— start DATA LISTING —

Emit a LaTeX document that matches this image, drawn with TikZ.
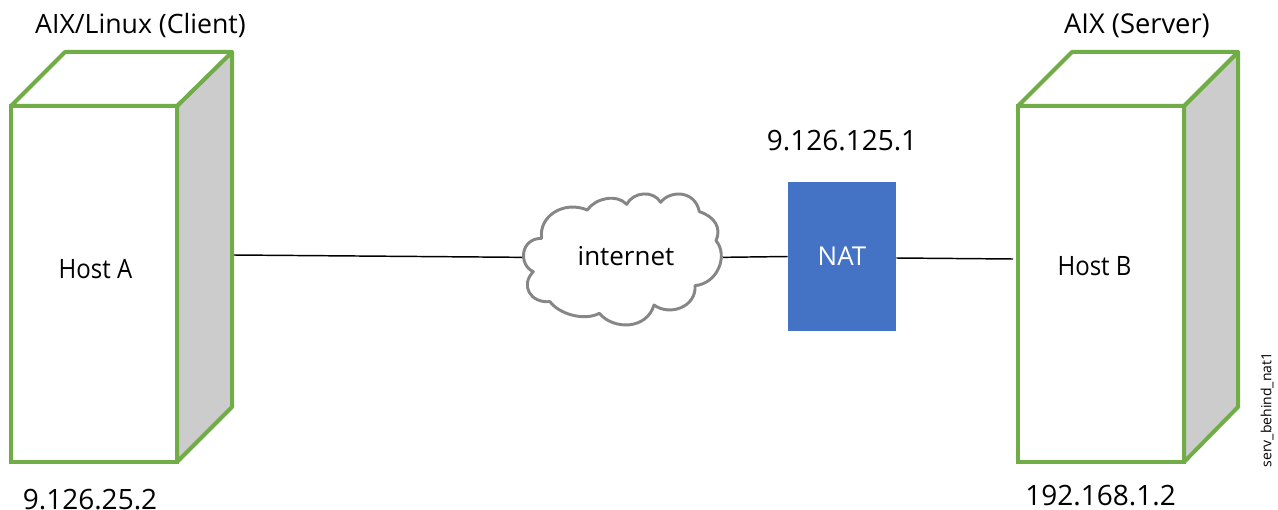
\documentclass[tikz,border=0pt]{standalone}
\usepackage{fontspec}
\setmainfont{Open Sans}
\usetikzlibrary{calc}
\definecolor{hostgreen}{HTML}{70AD47}
\definecolor{sidegray}{HTML}{CCCCCC}
\definecolor{natblue}{HTML}{4472C4}
\definecolor{cloudgray}{HTML}{868686}
\tikzset{
  px/.style={x=0.75pt,y=-0.75pt},
  hostface/.style={draw=hostgreen,line width=3pt,line join=round},
  hostfront/.style={hostface,line join=miter,fill=white,rectangle,inner sep=0pt,minimum width=124.5pt,minimum height=267pt},
  hostside/.style={hostface,fill=sidegray},
  label/.style={inner sep=0pt,font=\fontsize{#1}{24pt}\selectfont,text=black},
  label/.default={20pt},
  hostlabel/.style={inner sep=0pt,font=\fontsize{20pt}{24pt}\selectfont,text=black,xscale=0.9,transform shape},
  link/.style={draw=black,line width=1.1pt},
}
\begin{document}
\begin{tikzpicture}[px]
\useasboundingbox (0,0) rectangle (1278,510);
% Host A
\draw[hostside] (177,106) -- (232,52) -- (232,407) -- (177,462) -- cycle;
\draw[hostface,fill=white] (11,106) -- (65,52) -- (232,52) -- (177,106) -- cycle;
\node[hostfront] (hosta) at (94,284) {};
\node[hostlabel] (hostalabel) at (95.5,269) {Host A};
\coordinate (hostaport) at (234,255);
% Host B
\draw[hostside] (1184,106) -- (1238,52) -- (1238,407) -- (1184,462) -- cycle;
\draw[hostface,fill=white] (1018,106) -- (1072,52) -- (1238,52) -- (1184,106) -- cycle;
\node[hostfront] (hostb) at (1101,284) {};
\node[hostlabel] (hostblabel) at (1094.5,266) {Host B};
\coordinate (hostbport) at (1013,259);
% Cloud
\begin{scope}[shift={(500,170)},x=0.25pt,y=-0.25pt]
\draw[cloudgray,line width=2.2pt,fill=white,line join=round]
  (125,205) .. controls (115,140) and (190,90) .. (262,120)
  .. controls (285,85) and (350,70) .. (380,103)
  .. controls (400,65) and (460,60) .. (482,97)
  .. controls (510,60) and (585,60) .. (598,125)
  .. controls (645,140) and (665,175) .. (648,212)
  .. controls (685,255) and (655,340) .. (585,347)
  .. controls (590,410) and (510,440) .. (462,405)
  .. controls (440,480) and (340,480) .. (298,430)
  .. controls (250,455) and (175,430) .. (150,395)
  .. controls (90,400) and (60,345) .. (100,305)
  .. controls (55,285) and (60,205) .. (125,205) -- cycle;
\coordinate (cloudw) at (66,262);
\coordinate (cloude) at (669,262);
\end{scope}
\node[label=19.5pt] (internet) at (626,256) {internet};
% NAT
\node[rectangle,fill=natblue,inner sep=0pt,minimum width=81pt,minimum height=112pt,text=white,font=\fontsize{19.5pt}{24pt}\selectfont] (nat) at (842,256.5) {NAT};
% Connectors
\draw[link] (hostaport) -- (cloudw);
\draw[link] (cloude) -- (nat.west);
\draw[link] ($(nat.east)+(0,1.5)$) -- (hostbport);
% Labels
\node[label=20pt] (clientlabel) at (140.5,25) {AIX/Linux (Client)};
\node[label=20.5pt] (serverlabel) at (1137,26) {AIX (Server)};
\node[label=21pt] (natip) at (842,141) {9.126.125.1};
\node[label=21pt] (aip) at (90,499.5) {9.126.25.2};
\node[label=21pt] (bip) at (1100.5,496) {192.168.1.2};
\node[inner sep=0pt,rotate=90,font=\fontsize{10.5pt}{12pt}\selectfont] (tag) at (1267,410) {serv\_behind\_nat1};
\end{tikzpicture}
\end{document}
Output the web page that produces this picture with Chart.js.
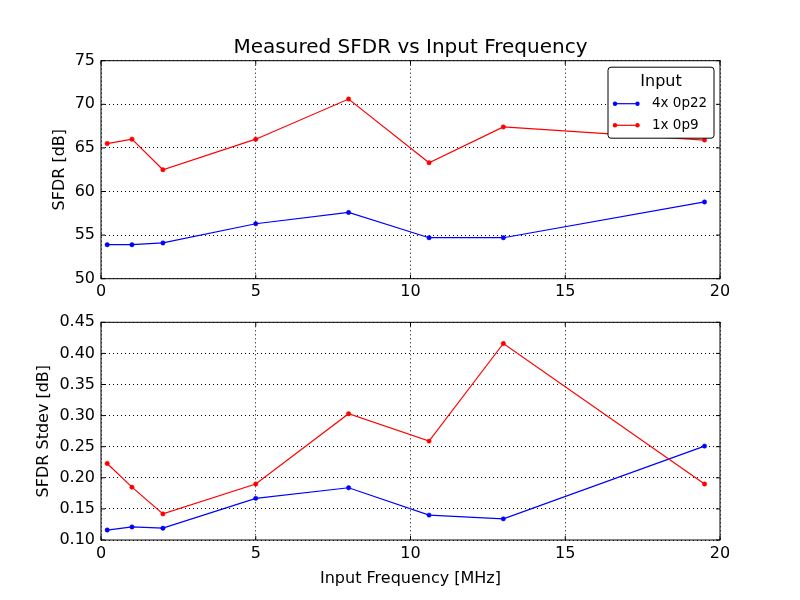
<!DOCTYPE html>
<html>
<head>
<meta charset="utf-8">
<script src="https://cdn.jsdelivr.net/npm/chart.js@4.4.0/dist/chart.umd.min.js"></script>
<style>
  html, body { margin: 0; padding: 0; background: #fff; }
  #wrap { position: relative; width: 800px; height: 600px; }
  canvas { position: absolute; left: 0; }
</style>
</head>
<body>
<div id="wrap">
  <canvas id="topChart" width="800" height="300" style="top:0"></canvas>
  <canvas id="bottomChart" width="800" height="300" style="top:300px"></canvas>
</div>
<script>
// input frequency in MHz
const freq = [0.2, 1, 2, 5, 8, 10.6, 13, 19.5];

// SFDR [dB]
const sfdr4x = [53.9, 53.9, 54.1, 56.3, 57.6, 54.7, 54.7, 58.8];
const sfdr1x = [65.5, 66.0, 62.5, 66.0, 70.6, 63.3, 67.4, 65.9];

// SFDR stdev [dB]
const std4x = [0.116, 0.121, 0.119, 0.167, 0.184, 0.140, 0.134, 0.251];
const std1x = [0.223, 0.185, 0.142, 0.190, 0.303, 0.259, 0.416, 0.190];

const seriesNames = ['4x 0p22', '1x 0p9'];
const seriesColors = ['#0000ff', '#ff0000'];

const FONT = 'DejaVu Sans';
Chart.defaults.font.family = FONT;
Chart.defaults.color = '#000';

const pts = (vals) => freq.map((f, i) => ({x: f, y: vals[i]}));

function makeSet(idx, vals) {
    return {
        label: seriesNames[idx],
        data: pts(vals),
        borderColor: seriesColors[idx],
        backgroundColor: seriesColors[idx],
        pointBackgroundColor: seriesColors[idx],
        pointBorderColor: seriesColors[idx],
        borderWidth: 1.2,
        pointRadius: 2.2,
        pointBorderWidth: 0.5,
        tension: 0,
        order: idx === 0 ? 1 : 0,
    };
}

// matplotlib-ish frame with inward ticks on every side
const framePlugin = {
    id: 'frame',
    afterDatasetsDraw(chart) {
        const {ctx, chartArea: a, scales} = chart;
        ctx.save();
        ctx.strokeStyle = '#000';
        ctx.lineWidth = 1;
        ctx.strokeRect(a.left, a.top, a.width, a.height);
        ctx.beginPath();
        scales.x.ticks.forEach(t => {
            const px = scales.x.getPixelForValue(t.value);
            ctx.moveTo(px, a.bottom); ctx.lineTo(px, a.bottom - 4);
            ctx.moveTo(px, a.top); ctx.lineTo(px, a.top + 4);
        });
        scales.y.ticks.forEach(t => {
            const py = scales.y.getPixelForValue(t.value);
            ctx.moveTo(a.left, py); ctx.lineTo(a.left + 4, py);
            ctx.moveTo(a.right, py); ctx.lineTo(a.right - 4, py);
        });
        ctx.stroke();
        ctx.restore();
    }
};

// boxed legend in the upper right, like the reference
const boxLegend = {
    id: 'boxLegend',
    afterDraw(chart, args, opts) {
        if (!opts.display) return;
        const {ctx, chartArea: a} = chart;
        const w = 106, h = 71;
        const x0 = a.right - 112, y0 = a.top + 6.5;
        ctx.save();
        ctx.fillStyle = '#fff';
        ctx.strokeStyle = '#000';
        ctx.lineWidth = 1;
        ctx.beginPath();
        ctx.roundRect(x0, y0, w, h, 3);
        ctx.fill();
        ctx.stroke();
        ctx.fillStyle = '#000';
        ctx.textAlign = 'center';
        ctx.textBaseline = 'middle';
        ctx.font = '16px ' + FONT;
        ctx.fillText(opts.title, x0 + w / 2, y0 + 14.5);
        ctx.textAlign = 'left';
        ctx.font = '13.5px ' + FONT;
        chart.data.datasets.forEach((ds, i) => {
            const ly = y0 + 36.5 + i * 21.6;
            ctx.strokeStyle = ds.borderColor;
            ctx.fillStyle = ds.borderColor;
            ctx.lineWidth = 1.2;
            ctx.beginPath();
            ctx.moveTo(x0 + 7, ly); ctx.lineTo(x0 + 29.5, ly);
            ctx.stroke();
            [x0 + 7, x0 + 29.5].forEach(mx => {
                ctx.beginPath();
                ctx.arc(mx, ly, 2.2, 0, Math.PI * 2);
                ctx.fill();
            });
            ctx.fillStyle = '#000';
            ctx.fillText(ds.label, x0 + 44, ly);
        });
        ctx.restore();
    }
};

const gridStyle = {
    color: '#000',
    lineWidth: 1,
    drawTicks: false,
};
const dotted = {dash: [1, 3]};

function buildChart(id, sets, cfg) {
    return new Chart(document.getElementById(id), {
        type: 'line',
        data: {datasets: sets},
        plugins: [framePlugin, boxLegend],
        options: {
            responsive: false,
            animation: false,
            devicePixelRatio: 1,
            layout: {padding: {left: 0, right: 80, top: cfg.padTop, bottom: 0}},
            plugins: {
                legend: {display: false},
                tooltip: {enabled: false},
                title: cfg.title ? {
                    display: true,
                    text: cfg.title,
                    color: '#000',
                    fullSize: false,
                    font: {size: 20, weight: 'normal'},
                    padding: {top: 35.3, bottom: 1.4},
                } : {display: false},
                boxLegend: {display: cfg.legend, title: 'Input'},
            },
            scales: {
                x: {
                    type: 'linear',
                    min: 0, max: 20,
                    grid: gridStyle,
                    border: {display: false, ...dotted},
                    ticks: {stepSize: 5, padding: 4, font: {size: 16}, maxRotation: 0},
                    title: cfg.xTitle ? {
                        display: true, text: cfg.xTitle,
                        font: {size: 16}, padding: {top: 0, bottom: 11.6},
                    } : {display: false},
                    afterFit: s => { s.height = cfg.xHeight; },
                },
                y: {
                    min: cfg.yMin, max: cfg.yMax,
                    grid: gridStyle,
                    border: {display: false, ...dotted},
                    ticks: {
                        stepSize: cfg.yStep, padding: 6, font: {size: 16},
                        callback: v => v.toFixed(cfg.yDec),
                    },
                    title: {
                        display: true, text: cfg.yTitle,
                        font: {size: 16}, padding: {top: cfg.yTitleOff, bottom: 0},
                    },
                    afterFit: s => { s.width = 101; },
                },
            },
        },
    });
}

buildChart('topChart', [makeSet(0, sfdr4x), makeSet(1, sfdr1x)], {
    title: 'Measured SFDR vs Input Frequency',
    legend: true,
    padTop: 0,
    xHeight: 21.3,
    yMin: 50, yMax: 75, yStep: 5, yDec: 0,
    yTitle: 'SFDR [dB]', yTitleOff: 49.9,
});

buildChart('bottomChart', [makeSet(0, std4x), makeSet(1, std1x)], {
    legend: false,
    padTop: 22.3,
    xHeight: 60,
    xTitle: 'Input Frequency [MHz]',
    yMin: 0.10, yMax: 0.45, yStep: 0.05, yDec: 2,
    yTitle: 'SFDR Stdev [dB]', yTitleOff: 33.9,
});
</script>
</body>
</html>
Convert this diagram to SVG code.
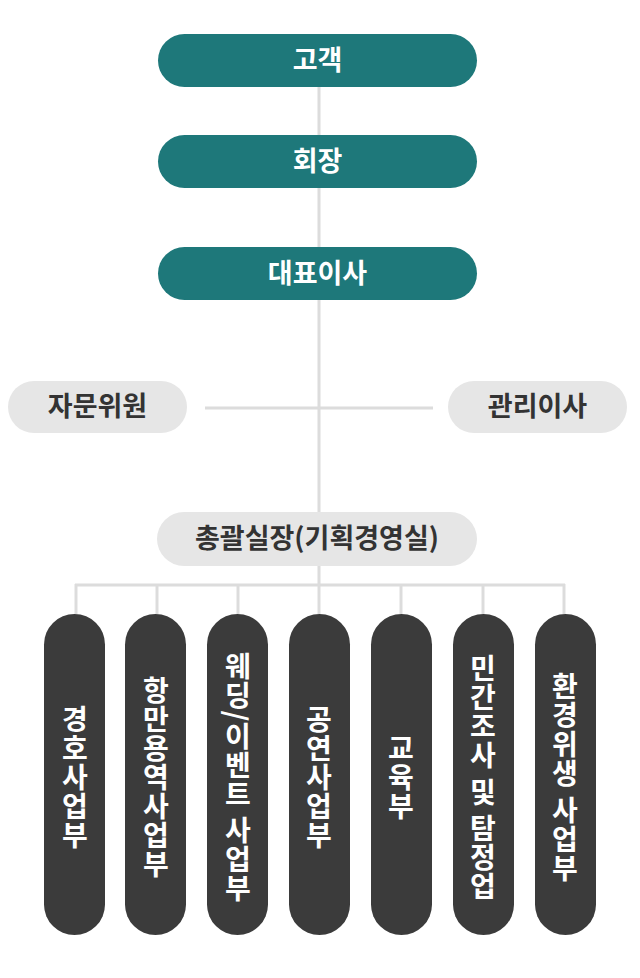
<svg xmlns="http://www.w3.org/2000/svg" width="640" height="978" viewBox="0 0 640 978">
<style>
.teal{fill:#1e787a}
.light{fill:#e6e6e6}
.dark{fill:#3b3b3b}
.t{font-family:"Noto Sans CJK KR","Noto Sans",sans-serif;font-weight:700;font-size:27px;text-anchor:middle}
.w{fill:#ffffff}
.g{fill:#333333}
.v{font-family:"Noto Sans CJK KR","Noto Sans",sans-serif;font-weight:700;font-size:28px;text-anchor:middle;fill:#ffffff;writing-mode:vertical-rl;letter-spacing:1px}
.ln{stroke:#dcdcdc;stroke-width:3;fill:none}
</style>
<g id="connectors">
<line class="ln" x1="319" y1="87" x2="319" y2="585"/>
<line class="ln" x1="205" y1="408" x2="433" y2="408"/>
<line class="ln" x1="75" y1="585" x2="565" y2="585"/>
<line class="ln" x1="76" y1="584" x2="76" y2="614"/>
<line class="ln" x1="157" y1="584" x2="157" y2="614"/>
<line class="ln" x1="238" y1="584" x2="238" y2="614"/>
<line class="ln" x1="319" y1="584" x2="319" y2="614"/>
<line class="ln" x1="401" y1="584" x2="401" y2="614"/>
<line class="ln" x1="483" y1="584" x2="483" y2="614"/>
<line class="ln" x1="564" y1="584" x2="564" y2="614"/>
</g>
<g id="customer"><rect class="teal" x="158" y="34" width="319" height="53" rx="26.5"/><text class="t w" x="317.5" y="70">고객</text></g>
<g id="chairman"><rect class="teal" x="158" y="135" width="319" height="53" rx="26.5"/><text class="t w" x="317.5" y="171">회장</text></g>
<g id="ceo"><rect class="teal" x="158" y="247" width="319" height="53" rx="26.5"/><text class="t w" x="317.5" y="283">대표이사</text></g>
<g id="advisor"><rect class="light" x="8" y="381" width="179" height="52" rx="26"/><text class="t g" x="97.5" y="416">자문위원</text></g>
<g id="director"><rect class="light" x="448" y="381" width="179" height="52" rx="26"/><text class="t g" x="537.5" y="416">관리이사</text></g>
<g id="general"><rect class="light" x="157" y="512" width="320" height="54" rx="27"/><text class="t g" x="317" y="548">총괄실장(기획경영실)</text></g>
<g id="d1"><rect class="dark" x="44" y="614" width="61" height="321" rx="30.5"/><text class="v" x="75" y="778">경호사업부</text></g>
<g id="d2"><rect class="dark" x="125" y="614" width="61" height="321" rx="30.5"/><text class="v" x="156" y="778">항만용역사업부</text></g>
<g id="d3"><rect class="dark" x="207" y="614" width="61" height="321" rx="30.5"/><text class="v" x="238" y="778">웨딩/이벤트 사업부</text></g>
<g id="d4"><rect class="dark" x="289" y="614" width="61" height="321" rx="30.5"/><text class="v" x="319" y="778">공연사업부</text></g>
<g id="d5"><rect class="dark" x="371" y="614" width="61" height="321" rx="30.5"/><text class="v" x="401" y="778">교육부</text></g>
<g id="d6"><rect class="dark" x="453" y="614" width="61" height="321" rx="30.5"/><text class="v" x="483" y="778">민간조사 및 탐정업</text></g>
<g id="d7"><rect class="dark" x="535" y="614" width="61" height="321" rx="30.5"/><text class="v" x="565" y="778">환경위생 사업부</text></g>
</svg>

— end DATA LISTING —

WHAT TO WORK ON —
Pictures excluded, give again exactly and only the lines of the material above from the line with "Output the web" through the line with "const freq = [0.2, 1, 2, 5, 8, 10.6, 13, 19.5];".

RESULT OF THIS TASK —
Output the web page that produces this picture with Chart.js.
<!DOCTYPE html>
<html>
<head>
<meta charset="utf-8">
<script src="https://cdn.jsdelivr.net/npm/chart.js@4.4.0/dist/chart.umd.min.js"></script>
<style>
  html, body { margin: 0; padding: 0; background: #fff; }
  #wrap { position: relative; width: 800px; height: 600px; }
  canvas { position: absolute; left: 0; }
</style>
</head>
<body>
<div id="wrap">
  <canvas id="topChart" width="800" height="300" style="top:0"></canvas>
  <canvas id="bottomChart" width="800" height="300" style="top:300px"></canvas>
</div>
<script>
// input frequency in MHz
const freq = [0.2, 1, 2, 5, 8, 10.6, 13, 19.5];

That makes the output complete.